My favourite out of context quotes of the day:
"No day, those are for the feminists"
"YOU CAN'T FIRE ME! I don't work in this van"
[20:08] Rev. John W.: Whats up
[20:08] molly maniacal: not much how goes
[20:08] molly maniacal: it
[20:08] Rev. John W.: sitting in KY, on me computer
[20:09] molly maniacal: do they have jelly there? oooh first lube joke of the day
[20:10] Rev. John W.: Nope, I pondered that this is where it was invented earlier
[20:10] molly maniacal: gotta admit. a bit disappointed
[20:10] Rev. John W.: Well, It had to be done
[20:14] Rev. John W.: but dont worry there will b e much more lube jokes tonight
[20:14] molly maniacal: oh thank god
[20:14] molly maniacal: seriously what's the world coming to if there aren't people to make lube jokes in kentucky
[20:15] molly maniacal: there has to be since they're not making the lube there
[20:15] Rev. John W.: oh I think they are
[20:15] Rev. John W.: I'll find out soon enough
[20:16] Rev. John W.: I guess Bowling Green is the Confederate capitol of Kentucky
[20:17] molly maniacal: oooh you'd have to go bowling there
[20:18] Rev. John W.: I really want to, depends on if there is a bowling alleyu
[20:18] molly maniacal: you should make sure to lube the balls though
[20:18] Rev. John W.: I always do.
[20:20] molly maniacal: I wonder how that would sound under a parabolic mic
[20:20] Rev. John W.: Lubed balls, or me talking about lubing my balls?
[20:21] molly maniacal: well I was referring to a lubed ball going down the alley, but talking while lubing your balls might be rather thought provoking
[20:24] Rev. John W.: It gives me alot to think about
[20:25] molly maniacal: oh how I've longed for such intellectual discourse
[20:21] Zero: go to (Link:
http://www.oldchurchinn.com)www.oldchurchinn.com[20:22] molly maniacal: I listen to no man!!!!
[20:23] Zero: you will listen to me woman
[20:24] molly maniacal: neeeeeeeeeeeeevaaaaaaaaah! *drops the town and begins to run like a gazelle*
[20:24] Zero: you freak me out
[20:24] molly maniacal: you love it
[20:24] molly maniacal: towel, not town
[20:24] Zero: sometimes
[20:24] molly maniacal: though town is just as funny
[21:37] molly maniacal: oh man, we gotta go see snakes on a plane. . . and throw rubber snakes
[21:37] *** Auto-response from Zero: I am online, but may be away from my computer right now.
[21:40] Zero: haha
[21:45] molly maniacal: it's brilliant. don't lie
[21:46] Zero: oh... I thought you were talking about penis's and condoms
[21:46] molly maniacal: wtf
[21:46] Zero: snakes and rubber snakes
[21:48] Zero: am I right?
[21:49] molly maniacal: snakes on a plane with rubber snakes
[21:49] molly maniacal: oh man oh man
[21:49] molly maniacal: dood,
[21:50] molly maniacal: we're bringing rubber snakes. . . oooon the plane!!!!
[21:50] Zero: PORN
[21:50] Zero: are you indicating something?

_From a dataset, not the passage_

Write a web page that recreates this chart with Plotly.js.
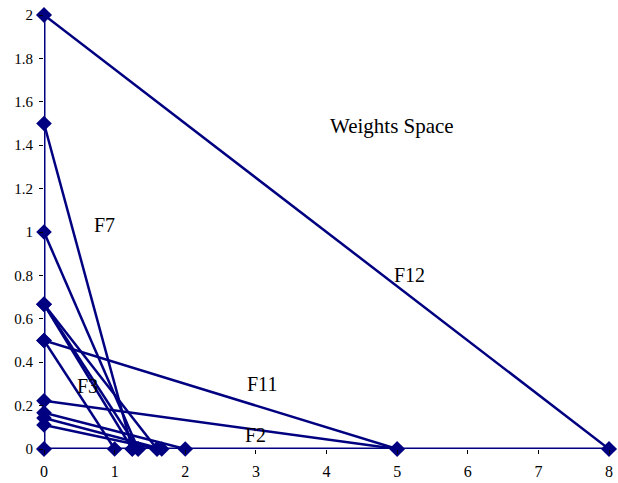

[21:50] molly maniacal: not at all
[21:50] molly maniacal: in all seriousness we go to walmart and buy false snakes and then throw them at each other on the plane
[21:51] Zero: I think that would be a horrible idea
[21:51] molly maniacal: and by horrible you mean hilariously brilliant
[21:51] Zero: no, I mean, get us kicked off the plane
[21:52] molly maniacal: party pooper
[21:53] Zero: why can't we just stick with the condoms idea?
[21:53] molly maniacal: throw condoms at people?
[21:54] Zero: sure
[21:54] molly maniacal: only if I can put snakes in the condoms
[21:54] Zero: hehe
[21:54] Zero: sure...
[21:55] molly maniacal: no
[21:55] molly maniacal: noooo
[21:55] molly maniacal: bad zero
man so I'm still kinda down but I'm taking some time out in tampa which is kinda helping, also had a good conversaion that helped sort my head out. Owen rules. I'm sooooooo exited about moe.Down. my PML is on the 7th. then really nothing to do till graduation at the end of september. I have to poop.